The current study is using two data-driven techniques for the weights of indicators. The main advantage of the data-driven approach is to address issues of subjectivity and equal weighting (Damm 2010). The first method is called Principal component analysis (PCA). Varimax rotation with a value greater than 1 approach (Kaiser criterion) is used (Roder et al. 2017). The weights are calculated using Eq. 7 (Nicoletti et al. 2000 in OECD 2008; Damm 2010);

$$ W_{i} = \frac{{{\text{Square}}\,{\text{of}}\,{\text{factors}}\,{\text{loadings}}}}{{{\text{Total}}\,{\text{variance}}\,{\text{of}}\,{\text{the}}\,{\text{rotated}}\,{\text{square}}\,{\text{loadings}}}} $$
(7)

The second approach used in the current study is known as the Iyenger and Sudarshan’s method (IS). Previously, this approach has been used by different authors for different types of vulnerability assessment. In this approach, the weights are assumed to vary inversely as the variance over the regions in the respective indicators of vulnerability (Bhattacharjee and Wang 2011; Hiremath and Shiyani 2013; Kissi et al. 2015; Kablan et al. 2017). It is also reported that calculating weights through this approach “would ensure that large variation in any one of the indicators would not unduly dominate the contribution of the rest of the indicators and distort inter-regional comparisons” (Bhattacharjee and Wang 2011; Hiremath and Shiyani 2013; Kissi et al. 2015). The weights for each indicator i across the selected districts are calculated through Eq. 8;

$$ W_{i} = {\raise0.7ex\hbox{$K$} \!\mathord{\left/ {\vphantom {K {\sqrt {{\text{Var}} X_{i} } }}}\right.\kern-\nulldelimiterspace} \!\lower0.7ex\hbox{${\sqrt {{\text{Var}} X_{i} } }$}} $$
(8)

where \(\mathop \sum \nolimits_{i = 1}^{n} W_{i}\) = 1 and 0\(\le W_{i} \le 1\) and K is the normalized constant that is calculated using Eq. 9;

$$ K = \left[ {\mathop \sum \limits_{i = 1}^{n} {\raise0.7ex\hbox{$1$} \!\mathord{\left/ {\vphantom {1 {\sqrt {{\text{Var}} X_{i} } }}}\right.\kern-\nulldelimiterspace} \!\lower0.7ex\hbox{${\sqrt {{\text{Var}} X_{i} } }$}}} \right]^{ - 1} $$
(9)
2.2.8.3 Alternative aggregation

The weighted sub-indices are calculated through Eq. 10, by putting the weights derived for each indicator using Eq. 7 and 8 such as (OECD 2008; Chakraborty and Joshi 2014; Kablan et al. 2017; Lee and Choi 2018);

$$ SI = \mathop \sum \limits_{i = 1}^{n} W_{i} X_{i} $$
(10)

The weighted sub-indices are aggregated as an overall flood vulnerability index using Eq. 4.

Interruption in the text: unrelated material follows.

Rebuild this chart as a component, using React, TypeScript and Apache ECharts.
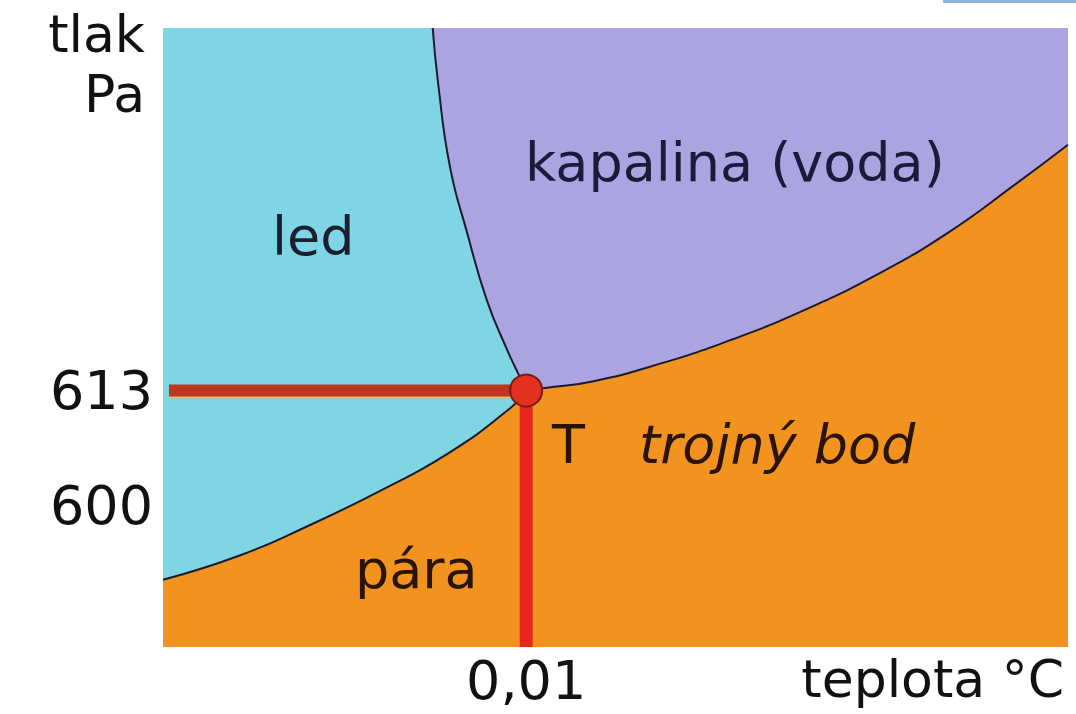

As the additive (linear) aggregation is fully compensated where the low value in one indicator can be re-compensated by other indicators' sufficiently high values, which are sometimes not desirable; whereas, the multiplicative aggregation (geomean) is partially compensated (Hudrliková 2013). However, due to the normalization method, one was added to all indicators as geometric function is strictly applicable in positive data (Water and Waste Digest 2001). The factor-wise (sub-indices) aggregation was done through Eq. 11 (Nardo et al. 2005 in Talukder et al. 2017);

$$ SI = \mathop \prod \limits_{i = 1}^{n} X_{i}^{\frac{1}{n}} $$
(11)

While the overall flood vulnerability indices are calculated though Eq. 12 (Lee and Choi 2018);

$$ FVI = \left( {SI\_E \times SI\_S \times SI\_LoR} \right)^{1/3} $$
(12)

Based on the above techniques, four (4) different other procedures are used to construct composite indicators (Table 2) for flood vulnerability assessment;

  • Data normalized through Min–Max approach with weights calculated through Iyenger and Sudarshan’s method and aggregated through additive function (MMISA).

  • Data normalized through the Min–Max approach with PCA extracted weights and aggregated through additive function (MMPCA).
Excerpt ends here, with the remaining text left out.